Access to international capital markets. Banks help clients issue bonds or equity in foreign markets and facilitate cross-border investments. This means a U.S. company can raise funds from investors in Europe or Asia, giving it access to a much larger pool of capital.

Role of U.S. Banks Globally, Reading: The Role of Banks | Macroeconomics

Challenges of International Expansion

  • Regulatory and compliance issues: Every country has its own legal framework. Banks must comply with local capital and liquidity requirements while also meeting anti-money laundering (AML) and know-your-customer (KYC) rules, which vary by jurisdiction.
  • Cultural and language barriers: Business customs differ widely. Negotiation styles, decision-making processes, and even documentation standards change from country to country, and miscommunication can derail deals.
  • Economic and political risks: Banks face exposure to currency fluctuations (depreciation or appreciation) and country-specific dangers like political instability or sovereign debt defaults. A government crisis in one country can suddenly make a bank's loans there much riskier.
  • Competition from local and international banks: Local banks often have deeper relationships and better market knowledge. At the same time, other global banks are targeting the same clients and markets.
  • Technology and infrastructure challenges: Integrating core banking systems and payment networks across countries is complex. Data security and privacy laws also differ by jurisdiction, adding another layer of difficulty.
Role of U.S. Banks Globally, Introduction to the International Trade and Capital Flows | OpenStax Macroeconomics 2e

Impact of International Banks in the U.S.

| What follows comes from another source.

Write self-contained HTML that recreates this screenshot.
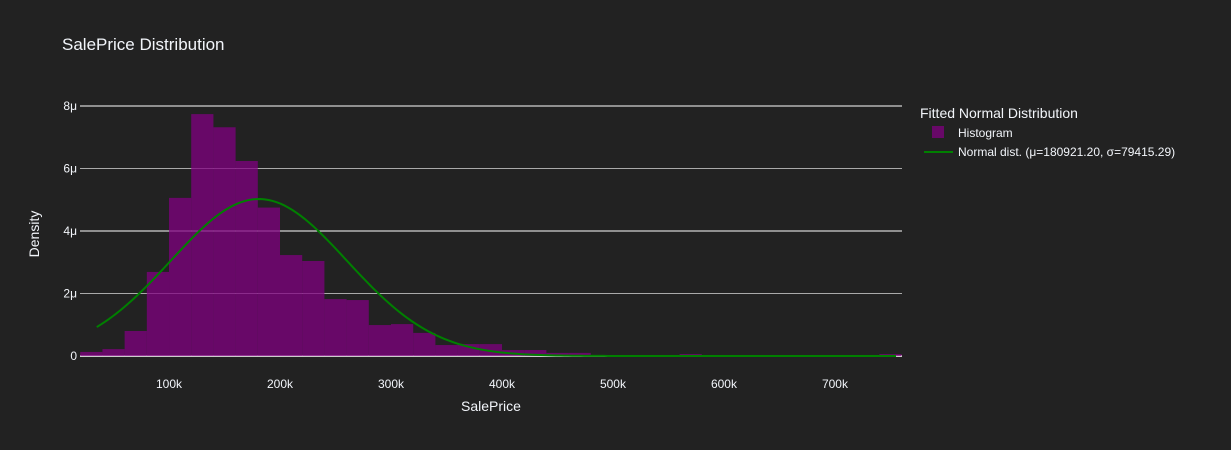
<!DOCTYPE html>
<html><head><meta charset="utf-8">
<style>
html,body{margin:0;padding:0;background:#222222;}
svg{display:block;font-family:"Liberation Sans","DejaVu Sans",sans-serif;}
</style></head>
<body>
<svg id="chart" width="1231" height="450" viewBox="0 0 1231 450">
<rect x="0" y="0" width="1231" height="450" fill="#222222"/>
<text x="62" y="50" fill="#f2f5fa" font-size="17">SalePrice Distribution</text>
<g id="grid"></g>
<g id="bars"></g>
<g id="curve"></g>
<g id="xticks"></g>
<g id="yticks"></g>
<text x="491" y="411" fill="#f2f5fa" font-size="14" text-anchor="middle">SalePrice</text>
<text x="0" y="0" transform="translate(39,234) rotate(-90)" fill="#f2f5fa" font-size="14" text-anchor="middle">Density</text>
<g>
<text x="920" y="118" fill="#f2f5fa" font-size="14">Fitted Normal Distribution</text>
<g>
<rect x="932" y="126" width="12" height="12" fill="purple" opacity="0.75"/>
<text x="958" y="137" fill="#f2f5fa" font-size="12">Histogram</text>
</g>
<g>
<line x1="924" y1="152" x2="953" y2="152" stroke="green" stroke-width="2"/>
<text x="958" y="156" fill="#f2f5fa" font-size="12">Normal dist. (μ=180921.20, σ=79415.29)</text>
</g>
</g>
</svg>
<script>
const binStarts = [20,40,60,80,100,120,140,160,180,200,220,240,260,280,300,320,340,360,380,400,420,440,460,480,500,520,540,560,580,600,620,640,660,680,700,720,740];
const binDensity = [0.13,0.22,0.8,2.69,5.06,7.74,7.32,6.24,4.75,3.23,3.04,1.82,1.79,0.99,1.02,0.74,0.35,0.38,0.38,0.19,0.19,0.1,0.1,0.02,0.02,0.02,0.02,0.06,0.03,0.03,0.02,0.02,0.02,0.02,0.02,0.02,0.06];
const binWidth = 20;
const fitMu = [180921.20];
const fitSigma = [79415.29];
const curveRange = [34900, 755000];
const xTicks = [100,200,300,400,500,600,700];
const xTickLabels = ["100k","200k","300k","400k","500k","600k","700k"];
const yTicks = [0,2,4,6,8];
const yTickLabels = ["0","2μ","4μ","6μ","8μ"];

const NS = "http://www.w3.org/2000/svg";
const X0 = 80, X1 = 902, Y0 = 356, Y1 = 106;
const xMin = 19.8, xMax = 760.4, yMax = 8;
function xs(k){ return X0 + (k - xMin) / (xMax - xMin) * (X1 - X0); }
function ys(v){ return Y0 - v / yMax * (Y0 - Y1); }
function mk(tag, attrs, parent){ const e = document.createElementNS(NS, tag); for (const k in attrs) e.setAttribute(k, attrs[k]); parent.appendChild(e); return e; }

const grid = document.getElementById('grid');
yTicks.forEach((t, i) => {
  const l = mk('line', {x1: X0, x2: X1, y1: ys(t), y2: ys(t), stroke: t === 0 ? '#cccccc' : (i % 2 === 0 ? '#ffffff' : '#aaaaaa'), 'stroke-width': t === 0 ? 2 : 1}, grid);
  
  
});

const bars = document.getElementById('bars');
binStarts.forEach((s, i) => {
  const x = xs(s), w = xs(s + binWidth) - x, y = ys(binDensity[i]);
  const r = mk('rect', {x: x, y: y, width: w, height: Y0 - y, fill: 'purple', opacity: 0.75}, bars);
  
  
});

const curve = document.getElementById('curve');
const mu = fitMu[0], sg = fitSigma[0];
let d = '';
const N = 200;
for (let i = 0; i <= N; i++) {
  const v = curveRange[0] + (curveRange[1] - curveRange[0]) * i / N;
  const p = Math.exp(-0.5 * Math.pow((v - mu) / sg, 2)) / (sg * Math.sqrt(2 * Math.PI)) * 1e6;
  d += (i ? 'L' : 'M') + xs(v / 1000).toFixed(2) + ',' + ys(p).toFixed(2);
}
const path = mk('path', {d: d, fill: 'none', stroke: 'green', 'stroke-width': 2}, curve);



const xt = document.getElementById('xticks');
xTicks.forEach((t, i) => {
  const e = mk('text', {x: xs(t), y: 388, fill: '#f2f5fa', 'font-size': 12, 'text-anchor': 'middle'}, xt);
  e.textContent = xTickLabels[i];
  
  
});
const yt = document.getElementById('yticks');
yTicks.forEach((t, i) => {
  const e = mk('text', {x: 77, y: ys(t) + 4, fill: '#f2f5fa', 'font-size': 12, 'text-anchor': 'end'}, yt);
  e.textContent = yTickLabels[i];
  
  
});
</script>
</body></html>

Foreign banks operating in the U.S. create real effects on the domestic banking landscape.

  • Increased competition: International banks push U.S. banks to improve their services and pricing. In segments like corporate banking and wealth management, domestic banks may lose market share to foreign competitors with global expertise.
  • Economic contributions: Foreign banks facilitate foreign direct investment (FDI) into the U.S., support American businesses expanding abroad, and create jobs in the U.S. financial sector.
  • Enhanced services for international clients: These banks bring specialized expertise in cross-border transactions and offer products tailored to global needs, such as multi-currency accounts and international investment solutions.
  • Potential systemic risks: Greater interconnectedness means that a financial crisis overseas can ripple into the U.S. system. The 2008 financial crisis showed how quickly problems in one country's banks can spread globally.
  • Regulatory challenges: U.S. regulators must ensure a level playing field between domestic and foreign banks while coordinating with regulators abroad to monitor risks like capital adequacy and liquidity management.